In \cite{Show}, the main idea of the QBV method is to add an
appropriate ``corrector term'' into the boundary condition. Based on this
idea, in \cite{Q1} we have modified the ``corrector term" to get a stable
error estimations so we called it the modified quasi-boundary value method.
By using the MQBV method, we can obtain the H\"{o}lder type estimate for 
the error between the regularized solution and the exact solution.
Furthermore, one advantage of the MQBV method is easier to make numerical
experiment for testing the feasibility of the method.

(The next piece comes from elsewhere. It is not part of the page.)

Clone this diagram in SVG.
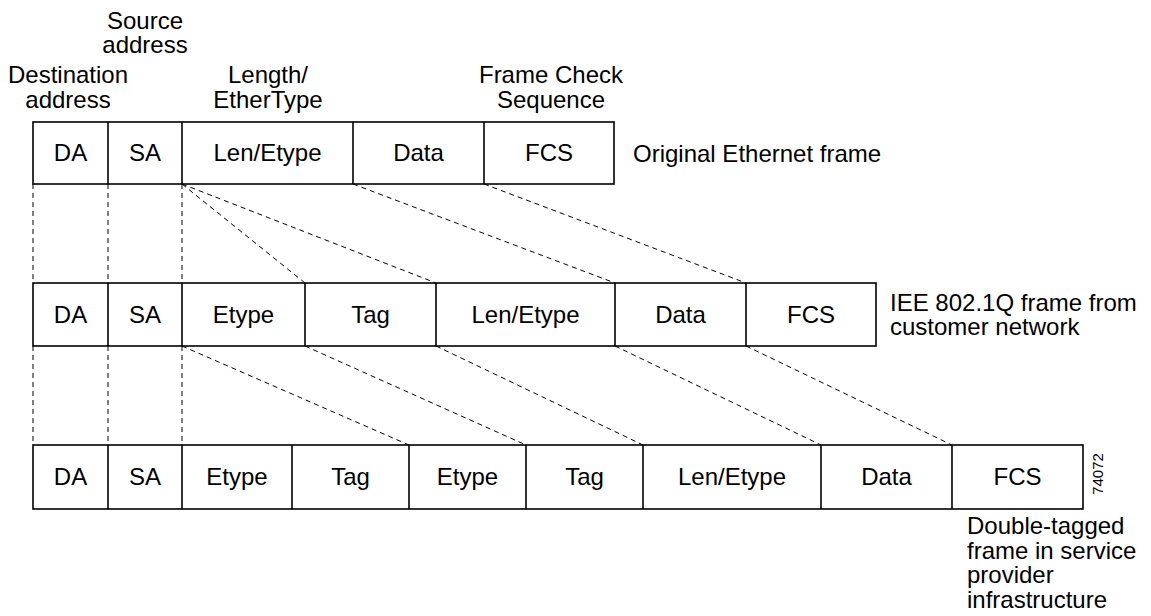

Thus, we can make an
example to illustrate our results in this paper and it is a better point of
our paper when we compare with some previous papers \cite{W.L1,W.L2,W.L3}.

The rest of this article is organized as follows.
 In Section 2, some definitions and propositions are given.
In Section 3, we propose the regularized solutions for  problem
\eqref{pt1}-\eqref{pt4} and estimate the error between the regularized
solutions and the exact solution. Then, the proof of our results is given in
Section 4. Finally, we present a numerical experiment to illustrate the main
results in Section 5.

\section{Some definitions and propositions}

\begin{definition} \label{def2.1} \rm
Let $a>0$ and $L^{2}[[0;a] ;r] =\{ f:[0;a] \to \mathbb{R}:
f$  is Lebesgue measurable with weigh $r$ on $[0;a]\}$.
The above space is equipped with norm
\[
\| f\| _2=\Big(\int_0^a r|f(r)| ^{2}dr\Big) ^{1/2}.
\]
\end{definition}

Next some definitions and propositions, presented in
\cite{F.Bowman,Nakhle,Watson}, are restated.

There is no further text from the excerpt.